In the given figure, ∠PQR = ∠PST = 90°, PQ = 5 cm and PS = 2 cm.

(i) Prove that ΔPQR ∼ ΔPST.

(ii) Find area of ΔPQR : Area of quadrilateral SRQT.

(i) Considering ΔPQR and ΔPST.

∠P = ∠P [Common angles]

∠PQR = ∠PST [Both are equal to 90°]

∴ ΔPQR ∼ ΔPST (By A.A. axiom)

Hence, proved that ΔPQR ∼ ΔPST.

(ii) We know that,

The ratio of the areas of two similar triangles is equal to the square of the ratio of their corresponding sides.

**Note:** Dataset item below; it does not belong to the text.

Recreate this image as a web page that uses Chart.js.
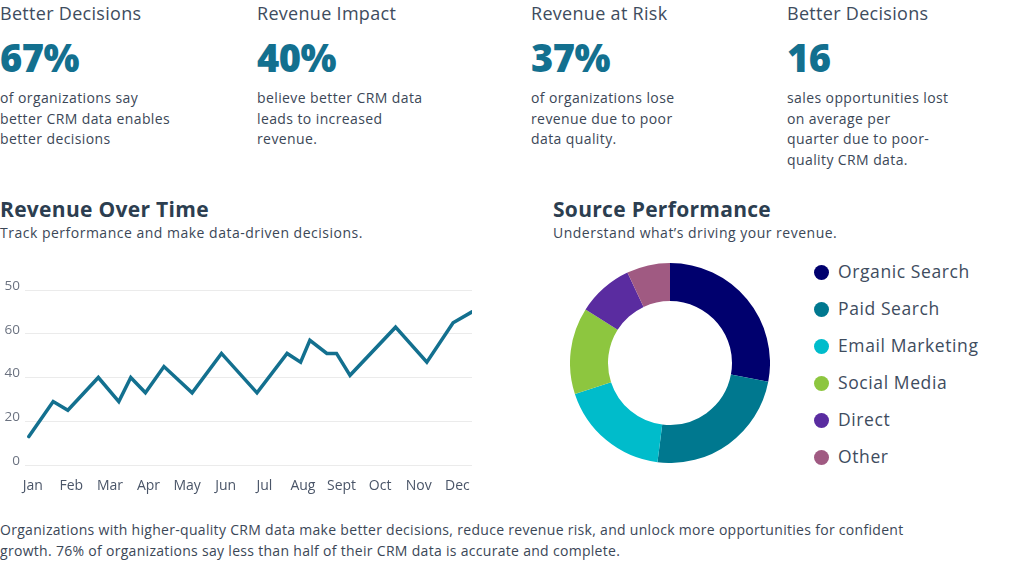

$\Rightarrow \dfrac{\text{Area of ΔPQR}}{\text{Area of ΔPST}} = \dfrac{{PQ}^2}{{PS}^2} \\[1em] \Rightarrow \dfrac{\text{Area of ΔPQR}}{\text{Area of ΔPST}} = \dfrac{5^2}{2^2} \\[1em] \Rightarrow \dfrac{\text{Area of ΔPQR}}{\text{Area of ΔPQR} - \text{Area of SRQT}} = \dfrac{25}{4} \\[1em] \Rightarrow 4\text{ Area of ΔPQR} = 25 (\text{ Area of ΔPQR} - \text{Area of SRQT}) \\[1em] \Rightarrow 4\text{ Area of ΔPQR} = 25 \text{ Area of ΔPQR} - 25\text{Area of SRQT} \\[1em] \Rightarrow 25\text{Area of SRQT} = 25 \text{ Area of ΔPQR} - 4\text{ Area of ΔPQR}\\[1em] \Rightarrow 25\text{Area of SRQT} = 21 \text{ Area of ΔPQR} \\[1em] \Rightarrow \dfrac{\text{Area of ΔPQR}}{\text{Area of SRQT}} = \dfrac{25}{21}.$

Hence, area of ΔPQR : Area of quadrilateral SRQT = 25 : 21.